Abstract

Abstract Better chronological constraining of Late Pleistocene-Holocene volcanic eruptions is essential for figuring out spatio-temporal frequency distribution of ancient volcanism and assessing volcanic eruptions probability in a volcanic field. For this chronological frame work, radiocarbon (14C) and luminescence dating methods are being attempted alternatively, instead of K-Ar and 40Ar/39Ar techniques with lower resolutions and age limits of applicability. For the sediments capped by a lava flow in a Quaternary basaltic volcanic field of Jeju Island, Korea, we here introduce an interesting and probably frequently-encountered case of the discrepancy in age estimates between 14C and optically stimulated luminescence (OSL) chronologies.

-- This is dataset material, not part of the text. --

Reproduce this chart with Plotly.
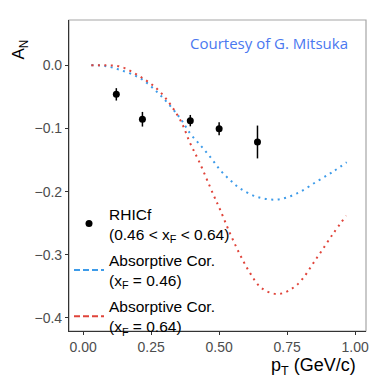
import plotly.graph_objects as go

# RHICf data points
pt_data = [0.122, 0.218, 0.394, 0.500, 0.641]
an_data = [-0.046, -0.0854, -0.0876, -0.1003, -0.1214]
an_err = [0.0098, 0.0116, 0.0090, 0.0103, 0.026]

# Absorptive correction, xF = 0.46 (blue)
pt_blue = [0.03, 0.08, 0.136, 0.21, 0.283, 0.357, 0.393, 0.43, 0.467, 0.504, 0.54,
           0.577, 0.638, 0.712, 0.785, 0.859, 0.92, 0.969]
an_blue = [0.0, -0.001, -0.0074, -0.0206, -0.047, -0.084, -0.1076, -0.126, -0.145,
           -0.166, -0.1815, -0.195, -0.208, -0.2125, -0.203, -0.184, -0.168, -0.1535]

# Absorptive correction, xF = 0.64 (red)
pt_red = [0.03, 0.08, 0.136, 0.21, 0.283, 0.357, 0.393, 0.426, 0.479, 0.504, 0.54,
          0.577, 0.614, 0.657, 0.718, 0.785, 0.859, 0.92, 0.967]
an_red = [0.0, 0.0, -0.002, -0.018, -0.042, -0.0866, -0.123, -0.152, -0.205, -0.229,
          -0.266, -0.300, -0.329, -0.353, -0.362, -0.348, -0.305, -0.266, -0.238]

x_ticks = [0.0, 0.25, 0.5, 0.75, 1.0]
x_ticklabels = ["0.00", "0.25", "0.50", "0.75", "1.00"]
y_ticks = [0.0, -0.1, -0.2, -0.3, -0.4]
y_ticklabels = ["0.0", "\u22120.1", "\u22120.2", "\u22120.3", "\u22120.4"]

BLUE = "#3d9be9"
RED = "#e0443a"
FONT = "Liberation Sans, Arial, sans-serif"

fig = go.Figure()

fig.add_trace(go.Scatter(x=pt_blue, y=an_blue, mode="lines", line=dict(color=BLUE, width=2, dash="2px,4.5px", shape="spline"),
                         showlegend=False, hoverinfo="skip"))
fig.add_trace(go.Scatter(x=pt_red, y=an_red, mode="lines", line=dict(color=RED, width=2, dash="2px,4.5px", shape="spline"),
                         showlegend=False, hoverinfo="skip"))

fig.add_trace(go.Scatter(x=pt_data, y=an_data, mode="markers",
                         marker=dict(color="black", size=7),
                         error_y=dict(type="data", array=an_err, color="black", thickness=1.5, width=0),
                         name="RHICf<br>(0.46 &lt; x<sub>F</sub> &lt; 0.64)", legendgroup="a"))
fig.add_trace(go.Scatter(x=[None], y=[None], mode="lines", line=dict(color=BLUE, width=2, dash="6px,3px"),
                         name="Absorptive Cor.<br>(x<sub>F</sub> = 0.46)", legendgroup="b"))
fig.add_trace(go.Scatter(x=[None], y=[None], mode="lines", line=dict(color=RED, width=2, dash="6px,3px"),
                         name="Absorptive Cor.<br>(x<sub>F</sub> = 0.64)", legendgroup="c"))

# page body has an 8px margin, so the figure is laid out 8px up/left of the target
fig.update_layout(
    width=382, height=382,
    margin=dict(l=61, r=24, t=12, b=59, autoexpand=False),
    paper_bgcolor="white", plot_bgcolor="white",
    font=dict(family=FONT, color="black"),
    showlegend=True,
    legend=dict(x=0.0, y=0.431, xanchor="left", yanchor="top",
                bgcolor="rgba(0,0,0,0)", font=dict(size=15.5, family=FONT, color="black"),
                tracegroupgap=3, itemwidth=30),
    xaxis=dict(range=[-0.052, 1.04], tickvals=x_ticks, ticktext=x_ticklabels,
               showgrid=False, zeroline=False, showline=True, linecolor="#333333", linewidth=1.2,
               ticks="outside", ticklen=3, tickcolor="#333333", tickwidth=1,
               tickfont=dict(size=14, color="#4d4d4d", family=FONT)),
    yaxis=dict(range=[-0.4206, 0.0717], tickvals=y_ticks, ticktext=y_ticklabels,
               showgrid=False, zeroline=False, showline=True, linecolor="#333333", linewidth=1.2,
               ticks="outside", ticklen=3, tickcolor="#333333", tickwidth=1,
               tickfont=dict(size=14, color="#4d4d4d", family=FONT)),
    shapes=[dict(type="rect", xref="paper", yref="paper", x0=0, x1=1, y0=0, y1=1,
                 line=dict(color="#a6a6a6", width=1.2), layer="below")],
    annotations=[
        dict(text="A<sub>N</sub>", xref="paper", yref="paper", x=-0.165, y=0.905,
             textangle=-90, showarrow=False, font=dict(size=17, family=FONT, color="black"),
             xanchor="center", yanchor="middle"),
        dict(text="p<sub>T</sub> (GeV/c)", xref="paper", yref="paper", x=0.972, y=-0.115,
             showarrow=False, font=dict(size=18, family=FONT, color="black"),
             xanchor="right", yanchor="middle"),
        dict(text="Courtesy of G. Mitsuka", xref="paper", yref="paper", x=0.946, y=0.925,
             showarrow=False, font=dict(size=15, family="Open Sans, sans-serif", color="#4a78f0"),
             xanchor="right", yanchor="middle"),
    ],
)

fig.write_html("out.html")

For samples with different positions in the sediments, the 14C ages of organic material extracts have a stratigraphically consistent but widely dispersed values between 2.25 ± 0.09 and 27.2 ± 0.5 calibrated (cal.) kyr BP, whereas the OSL ages of quartz extracts have a narrow range between 13.4 ± 1.3 and 16.1 ± 0.7 ka. Multiple magnetic parameters including Koenigsberger ratio, ratio of natural remanent magnetization (NRM) to saturation isothermal remanent magnetization intensities, and similarity in NRM direction compared with paleomagnetic direction for the upper lava comprehensively infer the paleo-heating of the sediments by the lava. Further, paleo-heating temperatures estimation by two independent magnetic methods, based on progressive thermal demagnetizations of NRM and repeated magnetic susceptibility versus temperature measurements with increasing peak temperatures, undoubtedly reveals that the sample positions where the OSL ages were yielded had paleo-temperatures between 200 and 250 °C and much higher than 550 °C, which are sufficiently high to reset their luminescence signals. Therefore, we interpret that a weighted mean OSL age of 14.8 ± 0.7 ka is the most probable age for the lava. Accordingly, the 14C ages older than ∼15.5 cal kyr BP are interpreted to be the deposition ages for their horizons, whereas the three exceptionally young 14C ages (∼2.3–∼7.7 cal kyr BP) for the upper sediments were contaminated by modern carbon. We suggest that magnetic applications, when combined with 14C and luminescence dating techniques, can help greatly improve the reliance of chronologies for late Quaternary volcanism of the world.